My heart sunk, and my stomach was in knots. I didn’t just want to pass the class; I needed to pass the class. My job was on the line!

I buckled down and spent every spare moment in the math lab that semester, dedicating nearly 20 hours a week to algebra homework. I was also very fortunate to have a cousin who helped me study.

On the last day of class before the final, I wasn’t feeling any more confident than I had been on the first day of class. I took my seat, waiting for class to begin, and wondering where everyone was. The professor was going to go over topics that would be on the exam. Were my fellow students mistaken for not being there? Was I mistaken for being there?

A smiling white woman with long, blonde hair (Jaime Curtis) wearing a black cap and gown, a medal, and grad regalia holds up a Brevard Community College diploma cover outdoors.
Graduating from EFSC (then Brevard Community College) before heading to UCF.

I later discovered that about 300 students in the class weren’t able to pass (even if they aced the final), so they hadn’t bothered to show up.

On the day of the exam, I arrived at the computer lab where we would be testing. They told us there was absolutely no talking permitted. If you were wearing a baseball cap, you had to turn it around backwards. I took a seat at my assigned computer and held the keyboard up in the air – proof that I wasn’t trying to cheat – until I received the “all clear” from the proctor. They explained that we were only allowed to leave the room two times, so as to eliminate distractions. As you can imagine, I was a nervous wreck!

When I finally finished the exam and hit “submit”, I closed my eyes and took a deep breath as the computer automatically calculated my score. It was the moment of truth. Would I pass with the score I needed to walk at graduation and accept the job in Atlanta, or would I fail and have to pay to take the class again? My heart was racing, and my palms were sweaty. It was a huge moment for me – a life-defining moment.

After one more deep breath, I slowly opened my eyes to see that I had passed within one point of what I needed. One. Point.

Honestly, I didn’t believe it until final grades came out a few days later. But sure enough, I had done it. It was a relief, but in retrospect, I wish I had taken a different path so as not to be so stressed during my last semester. It could have been so much more enjoyable!

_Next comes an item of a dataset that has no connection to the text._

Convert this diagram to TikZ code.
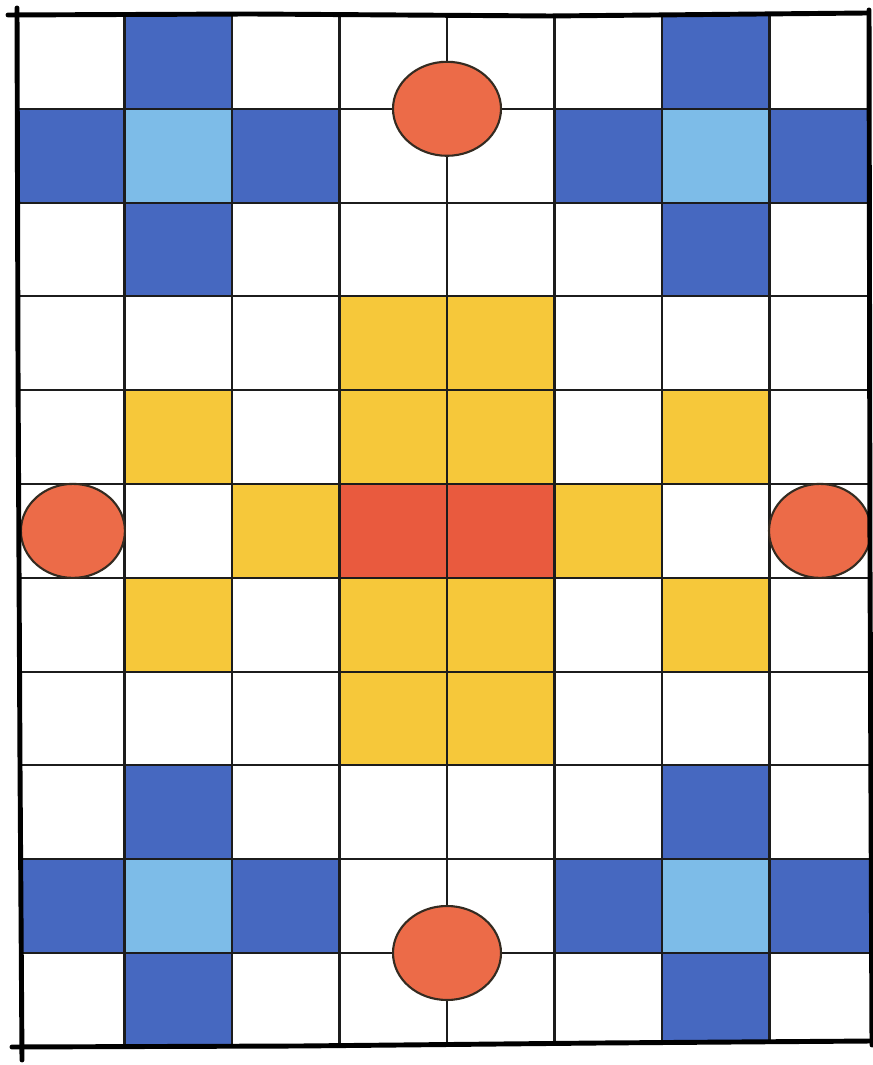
\documentclass[tikz,border=0pt]{standalone}
\usepackage{xcolor}
\usepackage{tikz}
\definecolor{tileblue}{HTML}{4668C0}
\definecolor{tilesky}{HTML}{7DBCE8}
\definecolor{tilegold}{HTML}{F6C83A}
\definecolor{tilered}{HTML}{E95A3E}
\definecolor{discred}{HTML}{EC6B48}
\definecolor{ink}{HTML}{1C1C1C}

\begin{document}
\begin{tikzpicture}[
  gridline/.style={ink, line width=0.6pt},
  redspot/.style={fill=discred, draw=ink!85!brown, line width=0.6pt},
  penline/.style={black, line width=1.4pt, line cap=round, line join=round}
]

\useasboundingbox (0,0) rectangle (8.73,10.65);
\fill[white] (0,0) rectangle (8.73,10.65);

% =========================
% BOARD (11 rows, 8 columns)
% =========================
\begin{scope}
% keep the board inside the pen frame
\clip (0.17,10.50) -- (8.69,10.52) -- (8.72,0.23) -- (0.21,0.18) -- cycle;

\begin{scope}[shift={(0.17,10.50)}, x=1.075cm, y=-0.938cm]

% blue crosses (top and bottom)
\foreach \c/\r in {1/0,6/0,0/1,2/1,5/1,7/1,1/2,6/2,
                   1/8,6/8,0/9,2/9,5/9,7/9,1/10,6/10} {
    \fill[tileblue] (\c,\r) rectangle ++(1,1);
}

% light blue centres
\foreach \c/\r in {1/1,6/1,1/9,6/9} {
    \fill[tilesky] (\c,\r) rectangle ++(1,1);
}

% yellow star in the middle
\foreach \c/\r in {3/3,4/3,1/4,3/4,4/4,6/4,2/5,5/5,
                   1/6,3/6,4/6,6/6,3/7,4/7} {
    \fill[tilegold] (\c,\r) rectangle ++(1,1);
}

% red heart of the star
\fill[tilered] (3,5) rectangle ++(2,1);

% grid lines
\foreach \c in {1,...,7} {
    \draw[gridline] (\c,0) -- (\c,11);
}
\foreach \r in {1,...,10} {
    \draw[gridline] (0,\r) -- (8,\r);
}

% =========================
% RED DISCS
% =========================
\draw[redspot] (4,1) ellipse [x radius=0.54cm, y radius=0.47cm];
\draw[redspot] (4,10) ellipse [x radius=0.54cm, y radius=0.47cm];
\draw[redspot] (0.52,5.5) ellipse [x radius=0.52cm, y radius=0.47cm];
\draw[redspot] (7.47,5.5) ellipse [x radius=0.51cm, y radius=0.47cm];
\end{scope}
\end{scope}

% =========================
% HAND DRAWN FRAME
% =========================
\draw[penline] (0.08,10.50) -- (2.5,10.51) -- (5.5,10.49) -- (8.68,10.52);
\draw[penline] (0.17,10.57) -- (0.18,7.0) -- (0.20,3.0) -- (0.22,0.05);
\draw[penline] (0.12,0.18) -- (3.0,0.19) -- (6.0,0.22) -- (8.73,0.24);
\draw[penline] (8.69,10.55) -- (8.70,5.0) -- (8.72,0.20);

\end{tikzpicture}
\end{document}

So What Would I Do Differently?

  1. I should have taken college algebra at community college. I could have taken it with 20 to 30 students in the class instead of 400. The professor at the community college would have known my name, known what I was struggling with and been able to offer the small, supportive class I needed. I think that was my biggest regret overall.
  2. My next biggest regret? Self-advising. Yep, I thought I knew it all and could handle scheduling classes on my own. Seeing my advisor could have prevented this whole situation! I should have swallowed my pride in thinking I knew what was best for me.

At the End, What Did I Learn?

  1. Every moment matters. Every second that I spent in the math lab – working on my homework, studying with my cousin – mattered. I was only one point away from not passing that class. Could I have done more? Yes. Could I have gotten away with doing less? No.
  2. You have to persevere. Had I given up halfway through the semester (and believe me, I definitely thought about it), then I would not be where I am today. Everything has a domino effect. The decision I made to get through that class at all costs propelled me into my career. I know that college is hard. This math class was not my only struggle. Add a personal life and work into the mix, and it’s not easy. But the sooner you learn to persevere through challenging times, the sooner you will realize that you can do this.

With that, if you struggle with math like I do, then take it early! Luckily, the Mathematics Department at Eastern Florida State College has caring professors and free tutoring to help you succeed. There really isn’t an excuse to wait; I wish I hadn’t!

I did it, and I know you can too. Go Titans!